- _Task_:
Take the lines of the data below from the very first through the line containing "fig = go.Figure()" and output them exactly, pictures excluded.

- _Dataset content_:
____________

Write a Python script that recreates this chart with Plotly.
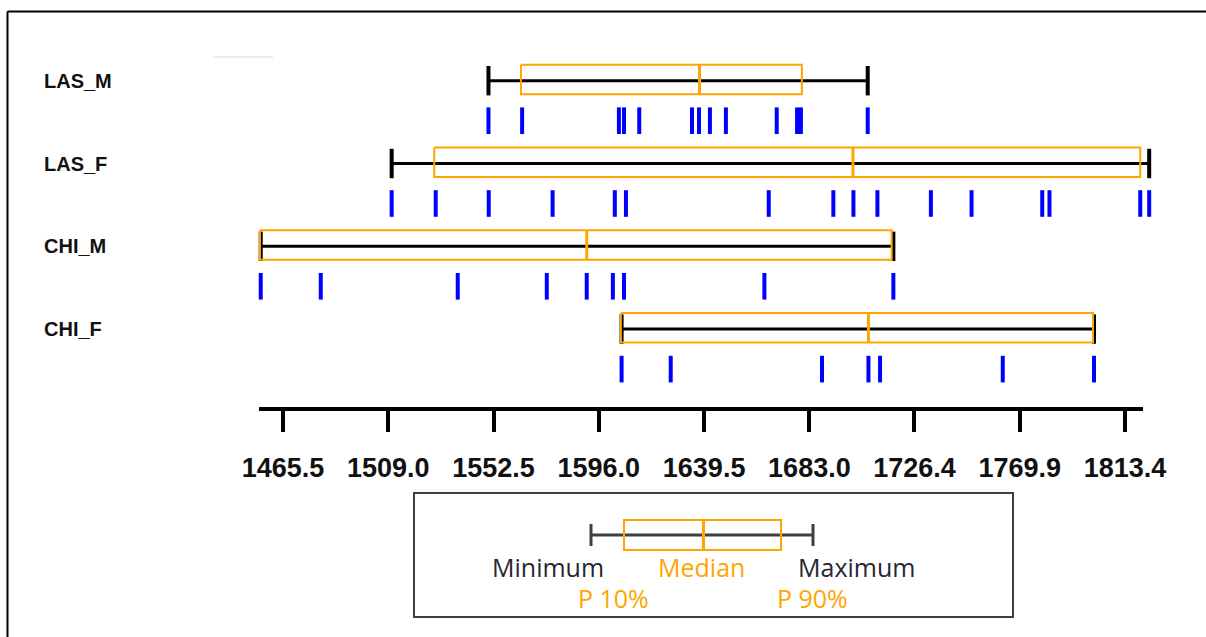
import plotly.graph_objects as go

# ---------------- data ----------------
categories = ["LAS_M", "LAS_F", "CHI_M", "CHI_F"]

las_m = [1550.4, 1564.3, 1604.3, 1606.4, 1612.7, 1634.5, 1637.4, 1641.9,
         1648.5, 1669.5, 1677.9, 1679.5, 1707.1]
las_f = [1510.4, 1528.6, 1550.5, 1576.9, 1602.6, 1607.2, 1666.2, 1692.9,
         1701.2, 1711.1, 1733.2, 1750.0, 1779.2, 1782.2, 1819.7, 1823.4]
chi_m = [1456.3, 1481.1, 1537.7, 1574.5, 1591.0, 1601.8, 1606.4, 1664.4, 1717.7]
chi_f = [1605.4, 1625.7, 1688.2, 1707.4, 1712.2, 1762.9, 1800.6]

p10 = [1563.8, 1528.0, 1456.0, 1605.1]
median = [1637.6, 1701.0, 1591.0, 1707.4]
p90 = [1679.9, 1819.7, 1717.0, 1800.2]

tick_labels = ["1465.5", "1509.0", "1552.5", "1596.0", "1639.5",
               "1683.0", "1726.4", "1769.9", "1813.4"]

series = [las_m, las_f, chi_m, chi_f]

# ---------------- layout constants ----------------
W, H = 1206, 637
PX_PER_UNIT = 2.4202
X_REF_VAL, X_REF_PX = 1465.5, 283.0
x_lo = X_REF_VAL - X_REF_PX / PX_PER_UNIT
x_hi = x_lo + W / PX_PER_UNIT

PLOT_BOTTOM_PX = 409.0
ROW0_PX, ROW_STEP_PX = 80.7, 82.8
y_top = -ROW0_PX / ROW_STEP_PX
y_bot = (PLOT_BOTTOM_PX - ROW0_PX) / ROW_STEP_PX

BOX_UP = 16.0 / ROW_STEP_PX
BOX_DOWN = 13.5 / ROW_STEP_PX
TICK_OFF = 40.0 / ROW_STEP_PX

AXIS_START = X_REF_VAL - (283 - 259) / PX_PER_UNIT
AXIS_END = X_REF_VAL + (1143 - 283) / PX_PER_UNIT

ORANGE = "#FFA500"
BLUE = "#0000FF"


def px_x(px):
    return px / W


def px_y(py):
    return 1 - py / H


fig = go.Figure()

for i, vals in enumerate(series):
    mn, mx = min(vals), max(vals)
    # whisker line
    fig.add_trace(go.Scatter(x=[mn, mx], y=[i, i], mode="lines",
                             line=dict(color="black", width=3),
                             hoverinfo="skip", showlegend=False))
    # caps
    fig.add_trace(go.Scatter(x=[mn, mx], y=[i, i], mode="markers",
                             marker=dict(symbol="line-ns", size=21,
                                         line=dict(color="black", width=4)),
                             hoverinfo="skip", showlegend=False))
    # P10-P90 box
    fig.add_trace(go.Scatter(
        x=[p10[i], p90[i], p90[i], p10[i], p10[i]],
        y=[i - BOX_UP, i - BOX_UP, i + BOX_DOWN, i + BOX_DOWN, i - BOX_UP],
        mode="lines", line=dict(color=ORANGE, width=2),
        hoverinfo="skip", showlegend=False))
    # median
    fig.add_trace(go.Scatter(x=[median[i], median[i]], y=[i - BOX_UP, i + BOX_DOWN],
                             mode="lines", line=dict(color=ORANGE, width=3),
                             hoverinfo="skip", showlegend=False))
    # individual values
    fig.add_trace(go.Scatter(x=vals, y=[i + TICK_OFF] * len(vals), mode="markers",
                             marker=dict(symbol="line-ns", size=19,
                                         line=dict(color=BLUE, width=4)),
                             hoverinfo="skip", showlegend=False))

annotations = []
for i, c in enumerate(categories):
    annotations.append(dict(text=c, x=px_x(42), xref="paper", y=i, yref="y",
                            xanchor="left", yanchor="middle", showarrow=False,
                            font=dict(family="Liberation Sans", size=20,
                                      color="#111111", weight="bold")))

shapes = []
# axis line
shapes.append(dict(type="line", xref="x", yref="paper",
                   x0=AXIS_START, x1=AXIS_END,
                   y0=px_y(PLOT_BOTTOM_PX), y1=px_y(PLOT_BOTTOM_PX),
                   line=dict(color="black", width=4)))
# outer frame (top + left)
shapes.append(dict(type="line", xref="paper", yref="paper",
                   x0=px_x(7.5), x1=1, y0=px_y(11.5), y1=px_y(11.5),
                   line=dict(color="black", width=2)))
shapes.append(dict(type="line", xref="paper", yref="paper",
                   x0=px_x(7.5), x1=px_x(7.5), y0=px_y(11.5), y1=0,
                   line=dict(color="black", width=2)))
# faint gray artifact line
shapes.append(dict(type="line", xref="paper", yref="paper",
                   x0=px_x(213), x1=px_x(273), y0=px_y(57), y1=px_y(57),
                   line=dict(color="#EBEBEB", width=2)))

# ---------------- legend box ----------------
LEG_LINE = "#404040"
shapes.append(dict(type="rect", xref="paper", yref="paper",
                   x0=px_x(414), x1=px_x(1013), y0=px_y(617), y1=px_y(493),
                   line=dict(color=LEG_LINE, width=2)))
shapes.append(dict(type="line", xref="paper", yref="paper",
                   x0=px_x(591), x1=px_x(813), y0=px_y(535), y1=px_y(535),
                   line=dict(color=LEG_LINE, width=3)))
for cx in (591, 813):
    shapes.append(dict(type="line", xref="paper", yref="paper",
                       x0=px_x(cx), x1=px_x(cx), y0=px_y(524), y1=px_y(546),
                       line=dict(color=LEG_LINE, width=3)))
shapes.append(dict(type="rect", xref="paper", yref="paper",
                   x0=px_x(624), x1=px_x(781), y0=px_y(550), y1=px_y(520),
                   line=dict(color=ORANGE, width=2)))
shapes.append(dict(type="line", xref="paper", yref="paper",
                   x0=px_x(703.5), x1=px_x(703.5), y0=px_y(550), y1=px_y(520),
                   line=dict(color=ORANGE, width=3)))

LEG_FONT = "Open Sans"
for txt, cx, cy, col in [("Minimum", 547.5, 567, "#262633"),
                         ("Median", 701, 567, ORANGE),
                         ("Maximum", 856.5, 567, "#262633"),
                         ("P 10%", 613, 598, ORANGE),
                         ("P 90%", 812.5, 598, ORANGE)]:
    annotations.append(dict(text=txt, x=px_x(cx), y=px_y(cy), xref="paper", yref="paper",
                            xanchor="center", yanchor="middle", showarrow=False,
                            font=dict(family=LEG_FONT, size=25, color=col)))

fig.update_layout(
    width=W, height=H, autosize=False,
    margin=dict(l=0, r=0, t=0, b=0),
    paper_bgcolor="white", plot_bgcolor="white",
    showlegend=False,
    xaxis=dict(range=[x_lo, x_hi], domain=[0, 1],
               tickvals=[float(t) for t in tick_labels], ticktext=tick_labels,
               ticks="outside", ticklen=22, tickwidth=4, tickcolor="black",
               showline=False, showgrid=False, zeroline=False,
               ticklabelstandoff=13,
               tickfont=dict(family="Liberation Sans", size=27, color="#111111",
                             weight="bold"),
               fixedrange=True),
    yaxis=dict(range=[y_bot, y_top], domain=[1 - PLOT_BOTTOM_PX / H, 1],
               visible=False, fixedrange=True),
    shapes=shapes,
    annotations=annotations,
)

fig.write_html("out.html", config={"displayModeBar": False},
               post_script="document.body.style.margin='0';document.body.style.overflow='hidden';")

____________

- _Completed exercise_:
Write a Python script that recreates this chart with Plotly.
import plotly.graph_objects as go

# ---------------- data ----------------
categories = ["LAS_M", "LAS_F", "CHI_M", "CHI_F"]

las_m = [1550.4, 1564.3, 1604.3, 1606.4, 1612.7, 1634.5, 1637.4, 1641.9,
         1648.5, 1669.5, 1677.9, 1679.5, 1707.1]
las_f = [1510.4, 1528.6, 1550.5, 1576.9, 1602.6, 1607.2, 1666.2, 1692.9,
         1701.2, 1711.1, 1733.2, 1750.0, 1779.2, 1782.2, 1819.7, 1823.4]
chi_m = [1456.3, 1481.1, 1537.7, 1574.5, 1591.0, 1601.8, 1606.4, 1664.4, 1717.7]
chi_f = [1605.4, 1625.7, 1688.2, 1707.4, 1712.2, 1762.9, 1800.6]

p10 = [1563.8, 1528.0, 1456.0, 1605.1]
median = [1637.6, 1701.0, 1591.0, 1707.4]
p90 = [1679.9, 1819.7, 1717.0, 1800.2]

tick_labels = ["1465.5", "1509.0", "1552.5", "1596.0", "1639.5",
               "1683.0", "1726.4", "1769.9", "1813.4"]

series = [las_m, las_f, chi_m, chi_f]

# ---------------- layout constants ----------------
W, H = 1206, 637
PX_PER_UNIT = 2.4202
X_REF_VAL, X_REF_PX = 1465.5, 283.0
x_lo = X_REF_VAL - X_REF_PX / PX_PER_UNIT
x_hi = x_lo + W / PX_PER_UNIT

PLOT_BOTTOM_PX = 409.0
ROW0_PX, ROW_STEP_PX = 80.7, 82.8
y_top = -ROW0_PX / ROW_STEP_PX
y_bot = (PLOT_BOTTOM_PX - ROW0_PX) / ROW_STEP_PX

BOX_UP = 16.0 / ROW_STEP_PX
BOX_DOWN = 13.5 / ROW_STEP_PX
TICK_OFF = 40.0 / ROW_STEP_PX

AXIS_START = X_REF_VAL - (283 - 259) / PX_PER_UNIT
AXIS_END = X_REF_VAL + (1143 - 283) / PX_PER_UNIT

ORANGE = "#FFA500"
BLUE = "#0000FF"


def px_x(px):
    return px / W


def px_y(py):
    return 1 - py / H


fig = go.Figure()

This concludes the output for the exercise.